Relato cotidiano del desamparo emocional
Esto es una historia real. Otra más. Seguramente al leer esto pensarás en la tuya propia, en la de un amigo, familiar o conocido. Es muy habitual y seguro que no te sonará ajena. Carolina es el nombre ficticio de una enfermera que encadena trabajos temporales en la sanidad pública madrileña. Compatibiliza esos trabajos con unas horas diarias en una residencia de ancianos. En lo peor de la pandemia le ofrecieron uno de esos contratos precarios cuando la situación comenzó a desbordarse. Los primeros días estaba asustada, es una enfermera con experiencia en UCI, acostumbrada a perder pacientes por la gravedad de sus dolencias, pero nunca vivió algo así. Repetía una y otra vez que era una situación de guerra. De la UCI iba a la residencia, donde más del 30% de sus ancianitos, como ella los llama, fallecieron. Y tenía que volver a casa a dar de mamar a su bebé cada día con el miedo de contagiarla.

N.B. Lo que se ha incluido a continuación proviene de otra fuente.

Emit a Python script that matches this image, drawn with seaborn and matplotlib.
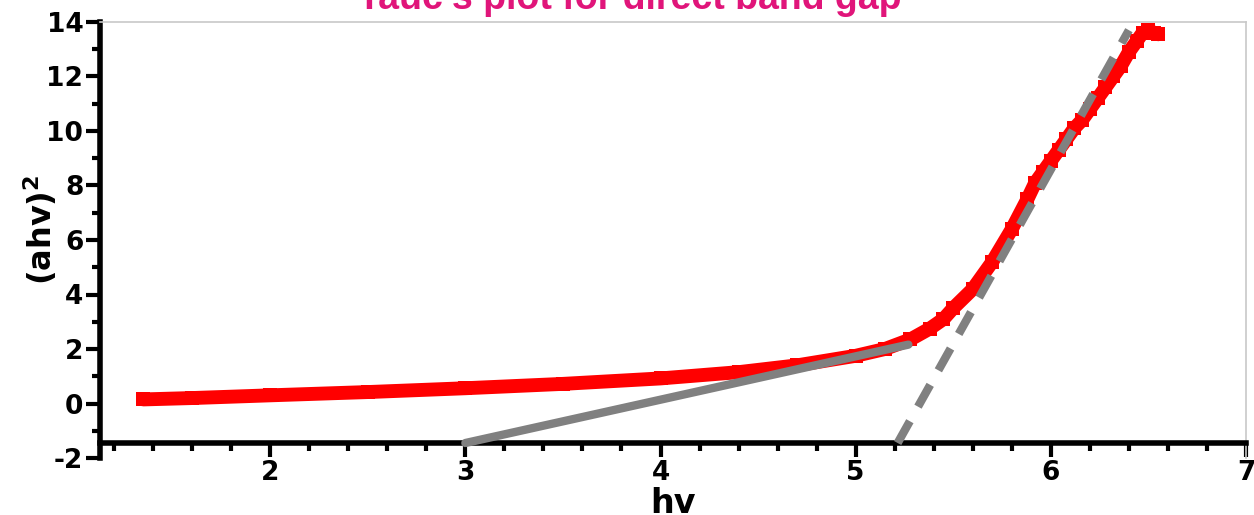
import matplotlib
matplotlib.use("Agg")
import matplotlib.pyplot as plt
import seaborn as sns
import pandas as pd
from matplotlib.ticker import MultipleLocator

# Tauc plot data
hv = [1.35, 1.6, 2.0, 2.5, 3.0, 3.5, 4.0, 4.4, 4.7, 5.0, 5.15, 5.28,
      5.38, 5.45, 5.5, 5.6, 5.7, 5.8, 5.88, 5.92, 5.96, 6.0, 6.04, 6.08,
      6.12, 6.16, 6.2, 6.24, 6.28, 6.32, 6.36, 6.4, 6.44, 6.47, 6.5,
      6.53, 6.55]
ahv2 = [0.15, 0.2, 0.3, 0.42, 0.56, 0.72, 0.92, 1.15, 1.4, 1.75, 2.0, 2.35,
        2.75, 3.1, 3.5, 4.2, 5.2, 6.4, 7.5, 8.1, 8.5, 8.9, 9.3, 9.7,
        10.1, 10.4, 10.8, 11.2, 11.6, 12.0, 12.4, 12.9, 13.3, 13.6, 13.7,
        13.6, 13.55]

# linear fit of the absorption tail and tangent of the edge
tail_x = [3.0, 5.27]
tail_y = [-1.45, 2.16]
edge_x = [5.215, 6.40]
edge_y = [-1.45, 13.7]

x_ticks = [2, 3, 4, 5, 6, 7]
y_ticks = [-2, 0, 2, 4, 6, 8, 10, 12, 14]

sns.set_style('ticks')
plt.rcParams['font.family'] = ['DejaVu Sans']
plt.rcParams['font.weight'] = 'bold'
plt.rcParams['axes.unicode_minus'] = False
plt.rcParams['text.color'] = 'black'
plt.rcParams['xtick.color'] = 'black'
plt.rcParams['ytick.color'] = 'black'

fig = plt.figure(figsize=(12.54, 5.15), dpi=100)
ax = fig.add_axes([100 / 1254, 1 - 458 / 515, 1146 / 1254, 436 / 515])

df = pd.DataFrame({'hv': hv, 'ahv2': ahv2})
sns.lineplot(data=df, x='hv', y='ahv2', ax=ax, color='#ff0000', lw=10,
             marker='s', markersize=10, markeredgewidth=0, zorder=2)
sns.lineplot(x=tail_x, y=tail_y, ax=ax, color='#808080', lw=6, zorder=3)
sns.lineplot(x=edge_x, y=edge_y, ax=ax, color='#808080', lw=6,
             zorder=3).lines[-1].set_dashes([3, 2])

ax.set_xlim(1.128, 7.0)
ax.set_ylim(-2, 14)
ax.set_xticks(x_ticks)
ax.set_yticks(y_ticks)
ax.xaxis.set_minor_locator(MultipleLocator(0.2))
ax.yaxis.set_minor_locator(MultipleLocator(1))

ax.spines['bottom'].set_position(('data', -1.45))
for side in ['bottom', 'left']:
    ax.spines[side].set_linewidth(4)
    ax.spines[side].set_color('black')
for side in ['top', 'right']:
    ax.spines[side].set_linewidth(1.2)
    ax.spines[side].set_color('#c8c8c8')

ax.tick_params(which='major', direction='out', length=10, width=3,
               labelsize=19, labelcolor='black', color='black', pad=2)
ax.tick_params(which='minor', direction='out', length=6, width=3,
               color='black')
ax.tick_params(top=False, right=False, which='both')
for lab in ax.get_xticklabels() + ax.get_yticklabels():
    lab.set_fontweight('bold')

ax.set_xlabel('')
ax.set_ylabel('')
fig.text(673 / 1254, 2 / 515, 'hv', ha='center', va='baseline',
         fontsize=24, fontweight='bold', color='black')
fig.text(40 / 1254, 1 - 230 / 515, '(ahv)$^\\mathbf{2}$', ha='center',
         va='center', rotation=90, fontsize=23, fontweight='bold',
         color='black')

fig.text(630 / 1254, 1 - 9 / 515, "Tauc's plot for direct band gap",
         ha='center', va='baseline', fontsize=27, fontweight='bold',
         color='#e0157a', family=['Liberation Sans', 'DejaVu Sans'])

fig.savefig('out.png', dpi=100)
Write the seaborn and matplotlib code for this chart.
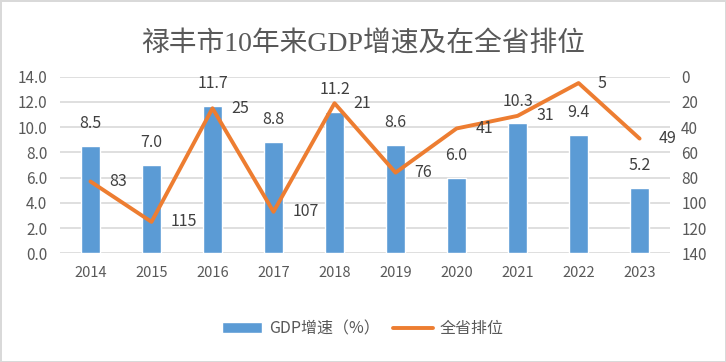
import numpy as np
import matplotlib
matplotlib.use("Agg")
import matplotlib.pyplot as plt
import pandas as pd
import seaborn as sns

years = ['2014', '2015', '2016', '2017', '2018', '2019', '2020', '2021', '2022', '2023']
gdp_growth = [8.5, 7.0, 11.7, 8.8, 11.2, 8.6, 6.0, 10.3, 9.4, 5.2]
province_rank = [83, 115, 25, 107, 21, 76, 41, 31, 5, 49]

bar_name = 'GDP增速（%）'
line_name = '全省排位'
title = '禄丰市10年来GDP增速及在全省排位'

sns.set_theme(style="white")
plt.rcParams['font.family'] = ['Noto Sans CJK SC', 'DejaVu Sans']

grey = '#595959'
blue = '#5B9BD5'
orange = '#ED7D31'

df = pd.DataFrame({'year': years, 'gdp': gdp_growth, 'rank': province_rank,
                   'pos': np.arange(len(years))})

fig = plt.figure(figsize=(7.26, 3.62), dpi=100, facecolor='white',
                 edgecolor='#D9D9D9', linewidth=2)
ax = fig.add_axes([0.0826, 0.30, 0.8404, 0.488])
ax2 = ax.twinx()

sns.barplot(data=df, x='year', y='gdp', color=blue, width=0.31, ax=ax,
            saturation=1, label=bar_name, zorder=2)
ax.set_ylim(0, 14)
ax.set_yticks(np.arange(0, 14.1, 2))
ax.set_yticklabels(['%.1f' % t for t in np.arange(0, 14.1, 2)])
ax.set_xlim(-0.5, len(years) - 0.5)
ax.grid(axis='y', color='#D9D9D9', linewidth=1.2, zorder=0)
ax.set_axisbelow(True)
ax.set_xlabel('')
ax.set_ylabel('')
for c in ax.containers:
    ax.bar_label(c, fmt='%.1f', padding=10, fontsize=11.5, color='#404040')

sns.lineplot(data=df, x='pos', y='rank', color=orange, linewidth=2.8, ax=ax2,
             label=line_name, zorder=3)
ax2.set_ylim(140, 0)
ax2.set_yticks(np.arange(0, 141, 20))
ax2.set_xlabel('')
ax2.set_ylabel('')
for i, r in enumerate(province_rank):
    ax2.annotate(str(r), (i, r), xytext=(13.5, 0), textcoords='offset points',
                 va='center', ha='left', fontsize=11.5, color='#404040')

for a in (ax, ax2):
    for s in a.spines.values():
        s.set_visible(False)
ax.tick_params(axis='y', length=0, pad=9, labelsize=11, labelcolor=grey)
ax.tick_params(axis='x', length=0, pad=9, labelsize=10.5, labelcolor=grey)
ax2.tick_params(axis='y', length=0, pad=8, labelsize=11, labelcolor=grey)

ax2.get_legend().remove()
h1, l1 = ax.get_legend_handles_labels()
h2, l2 = ax2.get_legend_handles_labels()
fig.legend(h1 + h2, l1 + l2, loc='center', bbox_to_anchor=(0.5, 0.092),
           ncol=2, frameon=False, fontsize=11.5, labelcolor=grey,
           handlelength=2.5, handleheight=0.7, columnspacing=0.8, handletextpad=0.45)
if ax.get_legend():
    ax.get_legend().remove()

fig.text(0.5, 0.878, title, ha='center', va='center', fontsize=20, color=grey,
         family=['Liberation Serif', 'Noto Sans CJK SC'])

fig.savefig('out.png', dpi=100)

En casa le esperaba Ángel, que se quedó en casa por un ERTE y podía cuidar de la peque prescindiendo de los abuelos, que son imprescindibles en circunstancias normales para que ambos puedan trabajar. Es camarero, trabaja cerca de diez horas de forma habitual pero durante el confinamiento las pasaba cuidando de la pequeña y atemorizado con la posibilidad de que Carolina se contagiara. Las noticias lo agobiaban hasta el ahogo cuando veía las cifras de sanitarios contagiados sabiendo que su compañera no tenía la protección necesaria para realizar su trabajo. Tras el final del estado de alarma ambos comenzaron a trabajar y la niña tuvo que volver con los abuelos. Pese a ser conscientes del riesgo que corren, no hay otra solución. No tienen elección.
Carolina y Ángel ayer suspendieron su boda preparada para septiembre porque escucharon a Salvador Illa recomendar que no haya contacto entre más de 10 personas. Tendrán que seguir trabajando, Ángel de camarero atendiendo terrazas abarrotadas y Carolina en una residencia de ancianos en la que todavía no hay protocolos y en un hospital que cada día ve otra vez llenándose. Han decidido ser responsables a pesar del desasosiego emocional que les provoca tener que acudir cada día a trabajar sin que las autoridades cumplan sus obligaciones cuando ellos deciden cumplir hasta las recomendaciones en su tiempo de ocio y para esa celebración que llevaban meses preparando con ilusión.
La apelación constante a la libertad individual lleva aparejado un riesgo que no se tiene en cuenta cuando desde las instituciones no se toman decisiones efectivas en las materias sobre las que el ciudadano no tiene capacidad de decisión y arriesga, obligado, su vida al tener que acudir a su trabajo. El hartazgo puede aparecer cuando se exige demasiado a los ciudadanos mientras no se les protege. Puede llevar a la insumisión social. La concienciación social empieza por el ejemplo desde las administraciones. Se puede pedir a las trabajadoras que no vean a sus familias durante un tiempo mientras ven en los paneles del Metro que el próximo convoy llega en diez minutos en plena hora punta, pero acabarán por relajarse en el respeto a esa recomendación cuando crezca la sensación de que no hacen nada para protegerlas y dejan toda protección a su propia responsabilidad en el tiempo que les queda después del trabajo. Aumenten los recursos en transporte público, realicen inspecciones laborales, sancionen a quien incumple, hagan su trabajo, y después, cuando lo tengan todo hecho, tendrán autoridad para pedirnos que no nos reunamos con los nuestros. Los sacrificios para el bien colectivo deben ser compartidos o no serán efectivos. Nos va la vida en ello.